Williams v. Ray

146 Ga. App. 333 (1978) 246 S.E.2d 387

WILLIAMS
v.
RAY.

55714.

Court of Appeals of Georgia.

Argued April 11, 1978. Decided June 20, 1978.

J. Wayne Parrish, for appellant.

Black & Black, Eugene C. Black, Jr., W. Emory Walters, Rickey F. Ellis, Jr., for appellee.

SHULMAN, Judge.

This case began as a wrongful death action brought under Code Ann § 105-1309 by the administrator of the estate of the deceased. The defendant, appellee herein, was the estranged husband of the deceased. This appeal is from the grant of a motion to dismiss based on the doctrine of interspousal immunity. After consideration of applicable authority, we reluctantly conclude that the judgment of dismissal must be affirmed.

1. This case is controlled by Horton v. Brown, 117 Ga. App. 47 (159 SE2d 489) and Harrell v. Gardner, 115 Ga. App. 171 (154 SE2d 265). In both those cases the plaintiffs were persons who were under no disability to sue by reason of their relationship with the defendant. This court ruled, however, that their suits were barred because of the marital relationship between the deceased and the defendant. Although the plaintiff here is the administrator of the deceased's estate rather than the children of the deceased (as in Horton and Harrell), the same rationale applied: "[S]ince a majority of the members of this court is of the opinion that the right [of action] ... is derivative, it follows that no cause of action is set out by [the administrator], suing for the death of [the deceased] due to a...tort inflicted by her husband." *334 Horton, supra, p. 48. So long as Horton and Harrell are precedents, this appeal can result only in affirmance.

2. Appellant, recognizing the state of the law on this matter in Georgia, has directed his efforts toward convincing this court that our prior decisions are incorrect and should be overruled. However, a majority of this court, in these cases and the cases cited therein, have made the doctrine of interspousal immunity a part of the wrongful death statute.
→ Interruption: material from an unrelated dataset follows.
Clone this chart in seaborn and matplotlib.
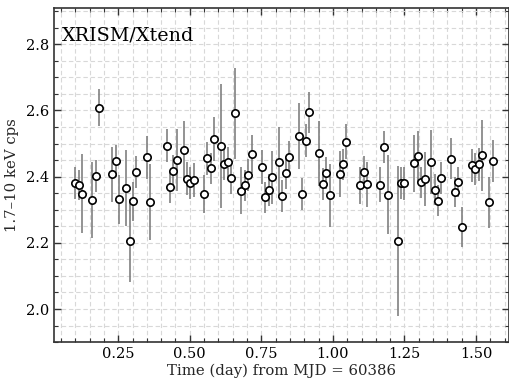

"It is true that `stare decisis' is a matter of judicial policy rather than judicial power. In this regard the common law is not immutable, but flexible, and upon its own principles adapts itself to varying conditions. However, even those who regard `stare decisis' with something less than enthusiasm recognize that the principle has even greater weight where the precedent relates to interpretation of a statute. Once the court interprets the statute, `the interpretation ... has become an integral part of the statute.' Gulf C. & S. F. R. Co. v. Moser, 275 U. S. 133, 136 (48 SC 49, 72 LE 200); Winters v. New York, 333 U. S. 507, 514 (68 SC 665, 92 LE 840). This having been done, any subsequent `reinterpretation' would be no different in effect from a judicial alteration of language that the General Assembly itself placed in the statute." Walker v. Walker, 122 Ga. App. 545, 546 (178 SE2d 46).

The General Assembly has had many opportunities to eliminate this common law doctrine of immunity which was judicially engrafted onto a legislatively created right of action unknown at common law. We must assume that its failure to do so is a matter of considered choice.

Judgment affirmed. Bell, C. J., and Birdsong, J., concur.